Se vio en Cannes. Y no gustó. Se veía venir.
Oliver Stone hace tiempo que se ha perdido para el Cine. Sus males, mirándolo ahora con amplia perspectiva, arrancaron con Asesinos natos, una película que deslumbró fácil a algunos y espantó a no pocos. De nuevo mirándolo con perspectiva, una película facilona, burda y que se regodeaba precisamente en aquello que, pretendidamente, quería denunciar.
Pero ya allí arrancó el Stone descontrolado, el LSD de la sala de montaje, el speed del corte continuo, el guerrero del Mareo.
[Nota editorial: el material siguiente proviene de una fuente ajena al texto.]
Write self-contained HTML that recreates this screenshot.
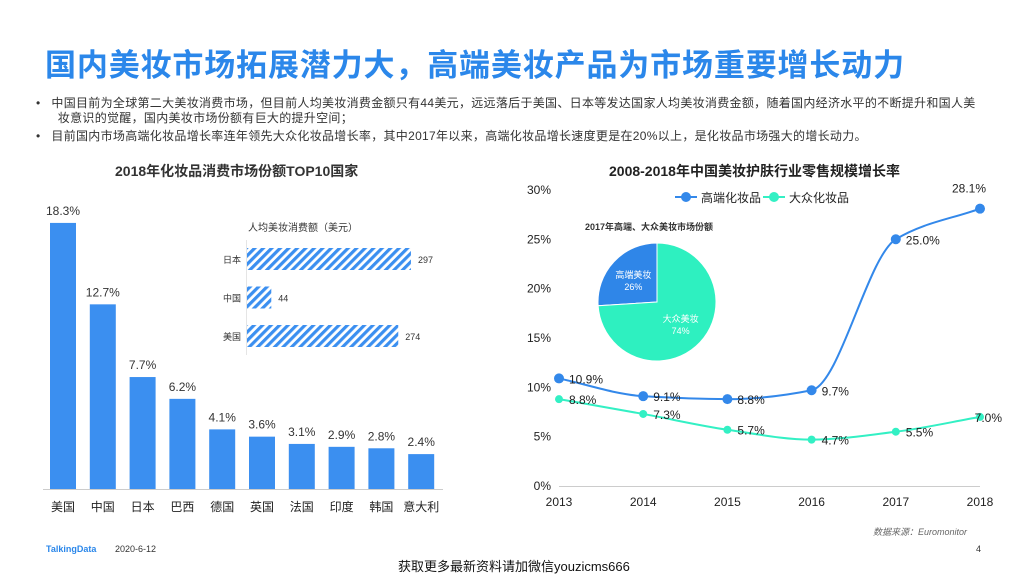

Un horror. Experimentó con su nuevo y delirante estilo en Giro al infierno, donde por vacuo el resultado final resultaba más llevadero. Pero pronto continuaron sus delirios de analista.
A ésto hay que sumarle su indefendible caída en los abismos de la estupidez pseudo-revolucionaria de sus "amigos" Chávez, Morales y compañía. Siempre con ellos, como perrito (y cámara) faldero.
Llegados a este punto, a nadie le interesa lo que Stone nos tenga que arengar, y menos si lo hace con un indefendible ritmo de 18 planos por segundo, da igual donde esté la cámara, da igual lo que quede fuera o dentro de cuadro. Todos sabemos que Stone perfilará en este nuevo Wall Street a los malos como muy malos y a los buenos como muy buenos entre el embarullado maremagnum de la Bolsa norteamericana... y que ese será todo su análisis, el motivo único y suficiente (para su extinguido raciocinio) tras todos los males del momento.
Al menos volveremos a ver a Douglas vestido de punta en blanco y con ese gesto de auténtico hijo de puta. (Es que lo clava.) Pero no es interés suficiente. Suspenso.